Information provided —
****************************************

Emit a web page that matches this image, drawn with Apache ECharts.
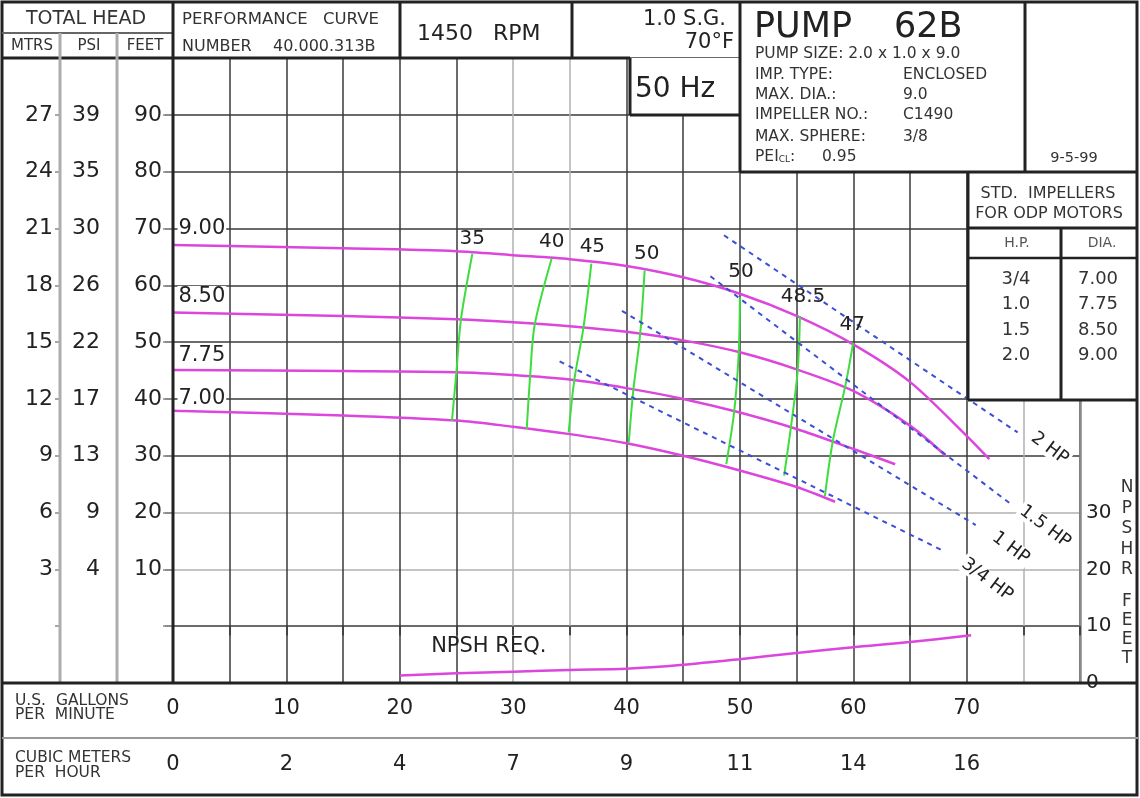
<!DOCTYPE html>
<html>
<head>
<meta charset="utf-8">
<script src="https://cdn.jsdelivr.net/npm/echarts@6.0.0/dist/echarts.min.js"></script>
<style>
html,body{margin:0;padding:0;background:#fff;}
#chart{width:1140px;height:798px;}
</style>
</head>
<body>
<div id="chart"></div>
<script>
// ---------------- data ----------------
const gpmLabelTicks = [0, 10, 20, 30, 40, 50, 60, 70];
const cubicMeterLabels = ['0', '2', '4', '7', '9', '11', '14', '16'];
const feetTicks = [10, 20, 30, 40, 50, 60, 70, 80, 90];
const psiLabels = ['4', '9', '13', '17', '22', '26', '30', '35', '39'];
const mtrsLabels = ['3', '6', '9', '12', '15', '18', '21', '24', '27'];
const npshrTicks = [0, 10, 20, 30];

const impellerNames = ['9.00', '8.50', '7.75', '7.00'];
const head900 = [[0,67.1],[15,66.5],[25,66.0],[30,65.3],[35,64.6],[40,63.4],[45,61.4],[50,58.5],[55,54.6],[60,49.6],[65,43.0],[70,33.5],[72,29.4]];
const head850 = [[0,55.2],[15,54.6],[25,54.0],[30,53.5],[35,52.8],[40,51.8],[45,50.3],[50,48.2],[55,45.2],[60,41.4],[65,35.3],[68.2,29.9]];
const head775 = [[0,45.1],[15,44.9],[25,44.7],[30,44.2],[35,43.4],[40,41.9],[45,40.0],[50,37.6],[55,34.7],[60,31.2],[63.7,28.5]];
const head700 = [[0,37.9],[15,37.1],[25,36.2],[30,35.1],[35,33.8],[40,32.2],[45,30.0],[50,27.4],[55,24.5],[58.4,21.9]];

const effNames = ['35', '40', '45', '50', '50', '48.5', '47'];
const eff35  = [[26.4,65.5],[25.4,54.0],[25.0,44.8],[24.6,36.1]];
const eff40  = [[33.4,64.7],[31.9,53.0],[31.5,44.0],[31.2,34.7]];
const eff45  = [[36.9,63.8],[36.2,52.5],[35.4,43.4],[34.9,34.1]];
const eff50a = [[41.6,62.6],[41.2,51.3],[40.6,41.5],[40.2,32.3]];
const eff50b = [[50.0,57.9],[49.9,48.2],[49.5,37.8],[48.8,28.5]];
const eff485 = [[55.3,54.6],[55.1,45.0],[54.5,35.0],[53.9,26.5]];
const eff47  = [[60.0,49.9],[59.3,42.3],[58.2,32.6],[57.5,22.9]];

const hpNames = ['2 HP', '1.5 HP', '1 HP', '3/4 HP'];
const hp2  = [[48.6,68.8],[74.5,34.1]];
const hp15 = [[47.4,61.6],[74.1,21.2]];
const hp1  = [[39.6,55.5],[70.8,17.8]];
const hp34 = [[34.1,46.6],[68.1,13.1]];

const npshReq = [[20,1.3],[25,1.7],[30,2.0],[35,2.3],[40,2.5],[45,3.2],[50,4.2],[55,5.3],[60,6.3],[65,7.2],[70.4,8.4]];

const stdHP  = ['3/4', '1.0', '1.5', '2.0'];
const stdDia = ['7.00', '7.75', '8.50', '9.00'];
const pumpInfoKeys = ['IMP. TYPE:', 'MAX. DIA.:', 'IMPELLER NO.:', 'MAX. SPHERE:'];
const pumpInfoVals = ['ENCLOSED', '9.0', 'C1490', '3/8'];

// ---------------- styles ----------------
const F = '"DejaVu Sans", Verdana, sans-serif';
const INK = '#222';
const MAG = '#dc46dc';
const GRN = '#3fdc3f';
const BLU = '#3a4fd4';
const greyGpmLines = [30, 35, 75];
const greyFeetLines = [10, 20];
const gpmLineColors = [];
for (let v = 0; v <= 80; v += 5) gpmLineColors.push(greyGpmLines.includes(v) ? '#b0b0b0' : '#3a3a3a');
const feetLineColors = [];
for (let v = -10; v <= 100; v += 10) feetLineColors.push(greyFeetLines.includes(v) ? '#b0b0b0' : '#3a3a3a');

const diaLabelOffsets = [[0,-16.5],[0,-16],[0,-14],[0,-12]];
const effLabelOffsets = [[0,-15],[0,-17],[1,-17],[2,-17],[1,-25],[3,-19],[-1,-18]];
const HP_ROT = -37;
const hpScreenOffsets = [[32,16],[32,21],[35,23],[42,28]];
// label offsets act in the rotated frame: convert screen offsets
function toLocal(o) {
  const a = -HP_ROT * Math.PI / 180, c = Math.cos(a), s = Math.sin(a);
  return [c * o[0] + s * o[1], -s * o[0] + c * o[1]];
}

const heads = [head900, head850, head775, head700];
const effs = [eff35, eff40, eff45, eff50a, eff50b, eff485, eff47];
const hps = [hp2, hp15, hp1, hp34];

function lineSeries(data, color, width, extra) {
  return Object.assign({
    type: 'line', data: data, xAxisIndex: 0, yAxisIndex: 0,
    showSymbol: false, symbol: 'none', silent: true, z: 3,
    lineStyle: { color: color, width: width }, smooth: 0.3
  }, extra || {});
}
function labelSeries(items, yAxisIndex, labelStyle) {
  return {
    type: 'scatter', xAxisIndex: 0, yAxisIndex: yAxisIndex, symbolSize: 1, silent: true, z: 6,
    itemStyle: { color: 'rgba(0,0,0,0)', opacity: 1 },
    label: Object.assign({ show: true, formatter: '{b}', color: INK, opacity: 1, textBorderWidth: 0, fontFamily: F }, labelStyle),
    data: items
  };
}

const series = [];
heads.forEach(h => series.push(lineSeries(h, MAG, 2.5, { smooth: 0.3 })));
effs.forEach(e => series.push(lineSeries(e, GRN, 2, { smooth: 0.3 })));
hps.forEach(h => series.push(lineSeries(h, BLU, 2, { smooth: false, lineStyle: { color: BLU, width: 2, type: [5, 5] } })));
series.push(lineSeries(npshReq, MAG, 2.5, { yAxisIndex: 3, smooth: 0.3 }));

series.push(labelSeries(impellerNames.map((n, i) => ({
  name: n, value: heads[i][0], label: { offset: diaLabelOffsets[i] }
})), 0, { position: 'right', distance: 4, fontSize: 21, backgroundColor: '#fff', padding: [0, 1] }));

series.push(labelSeries(effNames.map((n, i) => ({
  name: n, value: effs[i][0], label: { offset: effLabelOffsets[i] }
})), 0, { position: 'inside', fontSize: 20 }));

series.push(labelSeries(hpNames.map((n, i) => ({
  name: n, value: hps[i][1], label: { offset: toLocal(hpScreenOffsets[i]) }
})), 0, { position: 'inside', fontSize: 18, rotate: HP_ROT, backgroundColor: '#fff', padding: [0, 2] }));

series.push(labelSeries([{ name: 'NPSH REQ.', value: npshReq[0], label: { offset: [89, -29] } }], 3,
  { position: 'inside', fontSize: 21 }));

// ---------------- frame / header graphics ----------------
const G = [];
function ln(x1, y1, x2, y2, color, w) {
  G.push({ type: 'line', silent: true, z: 60, shape: { x1, y1, x2, y2 }, style: { stroke: color || INK, lineWidth: w || 3 } });
}
function tx(x, y, text, size, align, extra) {
  G.push({ type: 'text', silent: true, z: 70, x: x, y: y,
    style: Object.assign({ text: text, fontSize: size, fontFamily: F, fill: INK, align: align || 'left', verticalAlign: 'middle' }, extra || {}) });
}
function box(x, y, w, h) {
  G.push({ type: 'rect', silent: true, z: 50, shape: { x, y, width: w, height: h }, style: { fill: '#fff' } });
}
box(630, 58, 110, 57);
box(740, 2, 398, 170);
box(968, 172, 170, 228);

G.push({ type: 'rect', silent: true, z: 60, shape: { x: 2, y: 2, width: 1135, height: 793 }, style: { fill: null, stroke: INK, lineWidth: 3 } });
ln(2, 33, 173, 33, '#666', 2);
ln(2, 58, 630, 58, INK, 3);
ln(173, 2, 173, 683, INK, 3);
ln(60, 33, 60, 683, '#adadad', 3);
ln(117, 33, 117, 683, '#adadad', 3);
ln(400, 2, 400, 58);
ln(572, 2, 572, 58);
ln(630, 58, 630, 115);
ln(630, 115, 740, 115);
ln(740, 2, 740, 172);
ln(1025, 2, 1025, 172);
ln(740, 172, 1138, 172);
ln(968, 172, 968, 400);
ln(968, 228, 1138, 228);
ln(968, 258, 1138, 258, INK, 2.5);
ln(1061, 228, 1061, 400);
ln(968, 400, 1138, 400);
ln(2, 683, 1138, 683, INK, 3);
ln(2, 738, 1138, 738, '#999', 2);

tx(86, 19.5, 'TOTAL HEAD', 19, 'center', { fill: '#333' });
tx(32, 46.5, 'MTRS', 15, 'center', { fill: '#333' });
tx(89, 46.5, 'PSI', 15, 'center', { fill: '#333' });
tx(145, 46.5, 'FEET', 15, 'center', { fill: '#333' });
tx(182, 20, 'PERFORMANCE', 16.5, 'left', { fill: '#333' });
tx(323, 20, 'CURVE', 16.5, 'left', { fill: '#333' });
tx(182, 46.5, 'NUMBER', 16, 'left', { fill: '#333' });
tx(273, 46.5, '40.000.313B', 16, 'left', { fill: '#333' });
tx(417, 34, '1450', 22);
tx(493, 34, 'RPM', 22);
tx(726, 20, '1.0 S.G.', 21, 'right');
tx(734, 43, '70\u00B0F', 21, 'right');
tx(635, 90, '50 Hz', 28);
tx(754, 27.5, 'PUMP', 35);
tx(894, 27.5, '62B', 35);
tx(755, 53.5, 'PUMP SIZE: 2.0 x 1.0 x 9.0', 15.5, 'left', { fill: '#333' });
pumpInfoKeys.forEach((k, i) => {
  const y = [75, 95, 115, 136.5][i];
  tx(755, y, k, 15.5, 'left', { fill: '#333' });
  tx(903, y, pumpInfoVals[i], 15.5, 'left', { fill: '#333' });
});
G.push({ type: 'text', silent: true, z: 70, x: 755, y: 156.5,
  style: { text: '{a|PEI}{b|CL}{a|:}', fontFamily: F, fill: '#333', verticalAlign: 'middle',
    rich: { a: { fontSize: 15.5, fontFamily: F, fill: '#333' }, b: { fontSize: 9, fontFamily: F, fill: '#333', verticalAlign: 'bottom', padding: [6, 0, 0, 0] } } } });
tx(822, 156.5, '0.95', 15.5, 'left', { fill: '#333' });
tx(1074, 158, '9-5-99', 14.5, 'center', { fill: '#333' });

tx(1048, 193.5, 'STD.  IMPELLERS', 16, 'center', { fill: '#333' });
tx(1049, 213.5, 'FOR ODP MOTORS', 16, 'center', { fill: '#333' });
tx(1017, 243, 'H.P.', 14, 'center', { fill: '#555' });
tx(1102, 243, 'DIA.', 14, 'center', { fill: '#555' });
stdHP.forEach((h, i) => {
  tx(1016, 279.5 + 25.3 * i, h, 18, 'center', { fill: '#333' });
  tx(1098, 279.5 + 25.3 * i, stdDia[i], 18, 'center', { fill: '#333' });
});

tx(15, 701, 'U.S.  GALLONS', 15.5, 'left', { fill: '#333' });
tx(15, 714.5, 'PER  MINUTE', 15.5, 'left', { fill: '#333' });
tx(15, 758, 'CUBIC METERS', 15.5, 'left', { fill: '#333' });
tx(15, 772.5, 'PER  HOUR', 15.5, 'left', { fill: '#333' });

'NPSHR'.split('').forEach((c, i) => tx(1127, 488 + 20.5 * i, c, 17, 'center', { fill: '#333' }));
'FEET'.split('').forEach((c, i) => tx(1127, 602 + 18.7 * i, c, 17, 'center', { fill: '#333' }));

// ---------------- chart ----------------
const axisLabelBase = { fontFamily: F, color: INK };
const option = {
  backgroundColor: '#fff',
  animation: false,
  grid: { left: 173, right: 60, top: 58, bottom: 115, containLabel: false, outerBoundsMode: 'none' },
  xAxis: [
    { type: 'value', min: 0, max: 80, interval: 5, position: 'bottom',
      axisLine: { show: false },
      axisTick: { show: true, length: 9, lineStyle: { color: '#333', width: 1.5 } },
      axisLabel: Object.assign({ margin: 26, verticalAlign: 'middle', fontSize: 21, showMinLabel: true, showMaxLabel: true,
        formatter: v => gpmLabelTicks.includes(v) ? String(v) : '' }, axisLabelBase),
      splitLine: { show: true, showMinLine: true, showMaxLine: true, lineStyle: { color: gpmLineColors, width: 1.5 } } },
    { type: 'value', min: 0, max: 80, interval: 5, position: 'bottom', offset: 55,
      axisLine: { show: false },
      axisTick: { show: true, length: 9, lineStyle: { color: '#444', width: 1.5 } },
      axisLabel: Object.assign({ margin: 27, verticalAlign: 'middle', fontSize: 21, showMinLabel: true, showMaxLabel: true,
        formatter: v => { const i = gpmLabelTicks.indexOf(v); return i < 0 ? '' : cubicMeterLabels[i]; } }, axisLabelBase),
      splitLine: { show: false } }
  ],
  yAxis: [
    { type: 'value', min: -10, max: 100, interval: 10, position: 'left',
      axisLine: { show: false },
      axisTick: { show: true, length: 8, lineStyle: { color: '#777', width: 1.5 } },
      axisLabel: Object.assign({ margin: 11, fontSize: 22, formatter: v => feetTicks.includes(v) ? String(v) : '' }, axisLabelBase),
      splitLine: { show: true, showMinLine: true, showMaxLine: true, lineStyle: { color: feetLineColors, width: 1.5 } } },
    { type: 'value', min: -10, max: 100, interval: 10, position: 'left', offset: 56,
      axisLine: { show: false },
      axisTick: { show: true, length: 10, lineStyle: { color: '#888', width: 1.5 } },
      axisLabel: Object.assign({ margin: 17, fontSize: 22, formatter: v => { const i = feetTicks.indexOf(v); return i < 0 ? '' : psiLabels[i]; } }, axisLabelBase),
      splitLine: { show: false } },
    { type: 'value', min: -10, max: 100, interval: 10, position: 'left', offset: 113,
      axisLine: { show: false },
      axisTick: { show: true, length: 5, lineStyle: { color: '#888', width: 1.5 } },
      axisLabel: Object.assign({ margin: 7, fontSize: 22, formatter: v => { const i = feetTicks.indexOf(v); return i < 0 ? '' : mtrsLabels[i]; } }, axisLabelBase),
      splitLine: { show: false } },
    { type: 'value', min: 0, max: 110, interval: 10, position: 'right',
      axisLine: { show: true, lineStyle: { color: '#888', width: 2.5 } },
      axisTick: { show: false },
      axisLabel: Object.assign({ margin: 6, fontSize: 20, formatter: v => npshrTicks.includes(v) ? String(v) : '' }, axisLabelBase),
      splitLine: { show: false } }
  ],
  series: series,
  graphic: { elements: G }
};
const chart = echarts.init(document.getElementById('chart'), null, { renderer: 'canvas', width: 1140, height: 798 });
chart.setOption(option);
</script>
</body>
</html>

****************************************

Stated problem — From the opening line of the listing above through the line bearing "const npshrTicks = [0, 10, 20, 30];", repeat each line exactly. Drop every picture.

Correct response —
Emit a web page that matches this image, drawn with Apache ECharts.
<!DOCTYPE html>
<html>
<head>
<meta charset="utf-8">
<script src="https://cdn.jsdelivr.net/npm/echarts@6.0.0/dist/echarts.min.js"></script>
<style>
html,body{margin:0;padding:0;background:#fff;}
#chart{width:1140px;height:798px;}
</style>
</head>
<body>
<div id="chart"></div>
<script>
// ---------------- data ----------------
const gpmLabelTicks = [0, 10, 20, 30, 40, 50, 60, 70];
const cubicMeterLabels = ['0', '2', '4', '7', '9', '11', '14', '16'];
const feetTicks = [10, 20, 30, 40, 50, 60, 70, 80, 90];
const psiLabels = ['4', '9', '13', '17', '22', '26', '30', '35', '39'];
const mtrsLabels = ['3', '6', '9', '12', '15', '18', '21', '24', '27'];
const npshrTicks = [0, 10, 20, 30];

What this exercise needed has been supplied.